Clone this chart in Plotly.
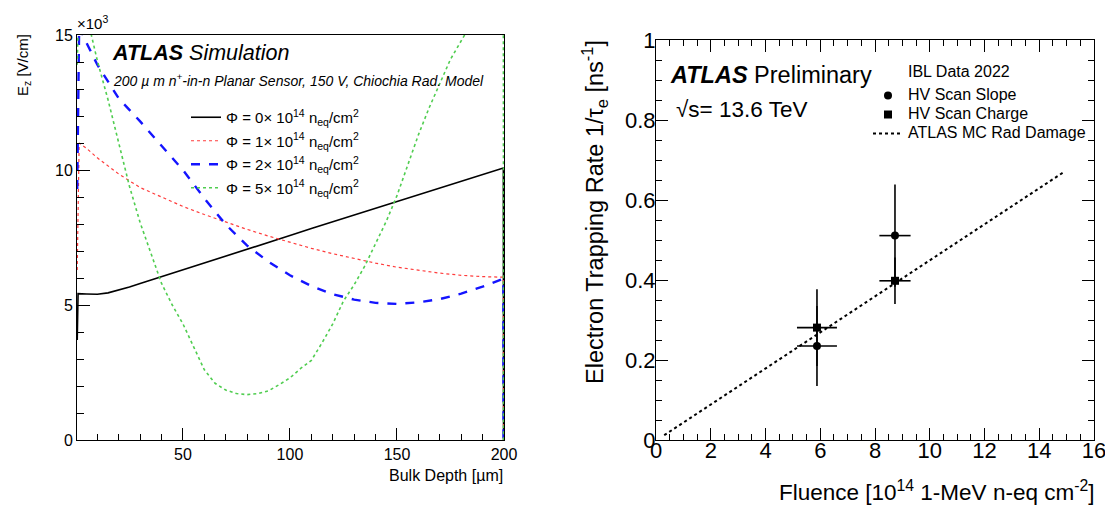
import plotly.graph_objects as go

W, H = 1113, 507


def px(x):
    return x / W


def py(y):
    return 1 - y / H


# ---------------- Left panel data: E_z [10^3 V/cm] vs bulk depth [um] ----------------
depth_phi0 = [0.6, 1.0, 5, 10, 15, 20, 25, 30, 40, 50, 60, 70, 80, 90, 100, 110, 120, 130,
              140, 150, 160, 170, 180, 190, 199.7, 199.8]
ez_phi0 = [3.7, 5.42, 5.41, 5.4, 5.45, 5.55, 5.67, 5.8, 6.05, 6.3, 6.55, 6.8, 7.07, 7.32, 7.57,
           7.83, 8.08, 8.33, 8.58, 8.83, 9.07, 9.32, 9.57, 9.82, 10.07, 0.0]

depth_phi1 = [0.6, 1.5, 5, 10, 20, 30, 40, 50, 60, 70, 80, 90, 100, 110, 120, 130, 140, 150,
              160, 170, 180, 190, 199.7, 199.8]
ez_phi1 = [6.3, 11.0, 10.8, 10.45, 9.85, 9.35, 9.0, 8.65, 8.35, 8.07, 7.8, 7.55, 7.32, 7.1,
           6.9, 6.72, 6.55, 6.4, 6.28, 6.18, 6.1, 6.05, 6.03, 0.0]

depth_phi2 = [0.6, 1.5, 3, 5, 10, 15, 20, 30, 40, 50, 60, 70, 80, 90, 100, 110, 120, 130, 140,
              150, 160, 170, 180, 190, 199.7, 199.8]
ez_phi2 = [9.3, 15.3, 15.05, 14.7, 13.9, 13.25, 12.65, 11.8, 10.9, 10.0, 8.95, 7.98, 7.2, 6.6,
           6.1, 5.7, 5.4, 5.2, 5.08, 5.04, 5.1, 5.22, 5.42, 5.68, 5.97, 0.0]

depth_phi5 = [0.6, 1.5, 5, 7.2, 10, 15, 20, 25, 30, 35, 40, 45, 50, 55, 60, 65, 70, 75, 80, 85,
              90, 95, 100, 105, 110, 115, 120, 125, 130, 135, 140, 145, 150, 155, 160, 165, 170,
              175, 181.6, 190, 199.7, 199.8]
ez_phi5 = [13.9, 17.0, 16.0, 15.0, 14.05, 12.6, 11.0, 9.4, 8.05, 6.9, 5.8, 5.0, 4.3, 3.45, 2.6,
           2.1, 1.85, 1.72, 1.68, 1.72, 1.82, 2.05, 2.3, 2.65, 2.95, 3.6, 4.3, 5.15, 5.75, 6.45,
           7.3, 8.1, 9.05, 10.2, 11.3, 12.3, 13.2, 14.1, 15.0, 16.5, 18.0, 0.0]

left_names = [
    "Φ = 0× 10<sup>14</sup> n<sub>eq</sub>/cm<sup>2</sup>",
    "Φ = 1× 10<sup>14</sup> n<sub>eq</sub>/cm<sup>2</sup>",
    "Φ = 2× 10<sup>14</sup> n<sub>eq</sub>/cm<sup>2</sup>",
    "Φ = 5× 10<sup>14</sup> n<sub>eq</sub>/cm<sup>2</sup>",
]

# ---------------- Right panel data: trapping rate vs fluence ----------------
fluence_slope = [5.88, 8.73]
rate_slope = [0.235, 0.511]
fluence_err_slope = [0.73, 0.57]
rate_err_slope = [0.10, 0.128]

fluence_charge = [5.88, 8.73]
rate_charge = [0.281, 0.398]
fluence_err_charge = [0.73, 0.57]
rate_err_charge = [0.096, 0.058]

mc_fluence = [0.3, 14.9]
mc_rate = [0.012, 0.67]

right_names = ["HV Scan Slope", "HV Scan Charge", "ATLAS MC Rad Damage"]

FONT = "Liberation Sans, Arial, Helvetica, sans-serif"


def big(t, size=16):
    return "<span style='font-size:%dpx'>%s</span>" % (size, t)


fig = go.Figure()

left_style = [
    dict(color="black", width=1.6, dash="solid"),
    dict(color="rgb(255,60,60)", width=1.2, dash="dot"),
    dict(color="rgb(20,20,255)", width=2.4, dash="dash"),
    dict(color="rgb(80,205,80)", width=1.6, dash="dot"),
]
left_x = [depth_phi0, depth_phi1, depth_phi2, depth_phi5]
left_y = [ez_phi0, ez_phi1, ez_phi2, ez_phi5]
for i in range(4):
    fig.add_trace(go.Scatter(
        x=left_x[i], y=left_y[i], mode="lines", line=left_style[i],
        name=left_names[i], xaxis="x", yaxis="y", legend="legend",
        legendgroup="g%d" % i,
    ))

err_line = dict(color="black", thickness=1.6, width=0)
fig.add_trace(go.Scatter(
    x=mc_fluence, y=mc_rate, mode="lines",
    line=dict(color="black", width=2, dash="dot"),
    name=big(right_names[2]), xaxis="x2", yaxis="y2", legend="legend2",
    legendrank=3,
))
fig.add_trace(go.Scatter(
    x=fluence_slope, y=rate_slope, mode="markers",
    marker=dict(symbol="circle", size=8, color="black"),
    error_x=dict(type="data", array=fluence_err_slope, **err_line),
    error_y=dict(type="data", array=rate_err_slope, **err_line),
    name=big(right_names[0]), xaxis="x2", yaxis="y2", legend="legend2", legendrank=1,
))
fig.add_trace(go.Scatter(
    x=fluence_charge, y=rate_charge, mode="markers",
    marker=dict(symbol="square", size=8, color="black"),
    error_x=dict(type="data", array=fluence_err_charge, **err_line),
    error_y=dict(type="data", array=rate_err_charge, **err_line),
    name=big(right_names[1]), xaxis="x2", yaxis="y2", legend="legend2", legendrank=2,
))

axis_common = dict(showgrid=False, zeroline=False, showline=True, linecolor="black",
                   linewidth=1, ticks="inside", tickcolor="black", automargin=False)

fig.update_layout(
    width=W, height=H,
    margin=dict(l=0, r=0, t=0, b=0),
    paper_bgcolor="white", plot_bgcolor="white",
    font=dict(family=FONT, color="black"),
    xaxis=dict(domain=[px(69), px(496)], range=[0.5, 200], tickvals=[50, 100, 150, 200],
               ticklen=12, tickwidth=1, mirror=True, anchor="y",
               minor=dict(dtick=10, ticks="inside", ticklen=6, tickcolor="black"),
               tickfont=dict(size=16), **axis_common),
    yaxis=dict(domain=[py(432), py(27)], range=[0, 15], tickvals=[0, 5, 10, 15],
               ticklen=13, tickwidth=1, mirror=True, anchor="x",
               minor=dict(dtick=1, ticks="inside", ticklen=7, tickcolor="black"),
               tickfont=dict(size=16), **axis_common),
    xaxis2=dict(domain=[px(648), px(1086)], range=[0, 16], dtick=2, tick0=0,
                ticklen=12, tickwidth=1, mirror="ticks", anchor="y2",
                minor=dict(dtick=0.5, ticks="inside", ticklen=6, tickcolor="black"),
                ticklabelstandoff=-9,
                tickfont=dict(size=22), **axis_common),
    yaxis2=dict(domain=[py(432), py(32)], range=[0, 1], dtick=0.2, tick0=0,
                ticklen=12, tickwidth=1, mirror="ticks", anchor="x2",
                minor=dict(dtick=0.05, ticks="inside", ticklen=6, tickcolor="black"),
                ticklabelstandoff=-5,
                tickfont=dict(size=22), **axis_common),
    legend=dict(x=px(178), y=py(93), xanchor="left", yanchor="top",
                bgcolor="rgba(0,0,0,0)", font=dict(size=15, family=FONT),
                tracegroupgap=1, traceorder="grouped"),
    legend2=dict(x=px(860), y=py(73), xanchor="left", yanchor="top",
                 bgcolor="rgba(0,0,0,0)", font=dict(size=12, family=FONT),
                 traceorder="normal"),
)

ann = [
    dict(x=px(67), y=py(14), text="×10<sup>3</sup>", xanchor="left", yanchor="middle",
         font=dict(size=15)),
    dict(x=px(15), y=py(24), text="E<sub>z</sub> [V/cm]", textangle=-90, xanchor="center",
         yanchor="top", font=dict(size=15)),
    dict(x=px(497), y=py(467), text="Bulk Depth [µm]", xanchor="right", yanchor="middle",
         font=dict(size=16)),
    dict(x=px(102), y=py(45), text="<b><i>ATLAS</i></b><i> Simulation</i>", xanchor="left",
         yanchor="middle", font=dict(size=21.5)),
    dict(x=px(103), y=py(72),
         text="<i>200 µ m n<sup>+</sup>-in-n Planar Sensor, 150 V, Chiochia Rad. Model</i>",
         xanchor="left", yanchor="middle", font=dict(size=14)),
    dict(x=px(586), y=py(30), text="Electron Trapping Rate 1/τ<sub>e</sub> [ns<sup>-1</sup>]",
         textangle=-90, xanchor="center", yanchor="top", font=dict(size=23.5)),
    dict(x=px(1088), y=py(499), text="Fluence [10<sup>14</sup> 1-MeV n-eq cm<sup>-2</sup>]",
         xanchor="right", yanchor="bottom", font=dict(size=22.5)),
    dict(x=px(660), y=py(67), text="<b><i>ATLAS</i></b> Preliminary", xanchor="left",
         yanchor="middle", font=dict(size=23.5)),
    dict(x=px(666), y=py(101), text="√s= 13.6 TeV", xanchor="left", yanchor="middle",
         font=dict(size=22.5)),
    dict(x=px(898), y=py(64), text="IBL Data 2022", xanchor="left", yanchor="middle",
         font=dict(size=16)),
]
for a in ann:
    a.update(xref="paper", yref="paper", showarrow=False)
    a["font"]["family"] = FONT
    a["font"]["color"] = "black"
fig.update_layout(annotations=ann)

fig.write_html("out.html")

====

**Exercise goal**. Pictures stay out. Print the data exactly, from its first line through the line containing "return 1 - y / H".

**Completed task**.
Clone this chart in Plotly.
import plotly.graph_objects as go

W, H = 1113, 507


def px(x):
    return x / W


def py(y):
    return 1 - y / H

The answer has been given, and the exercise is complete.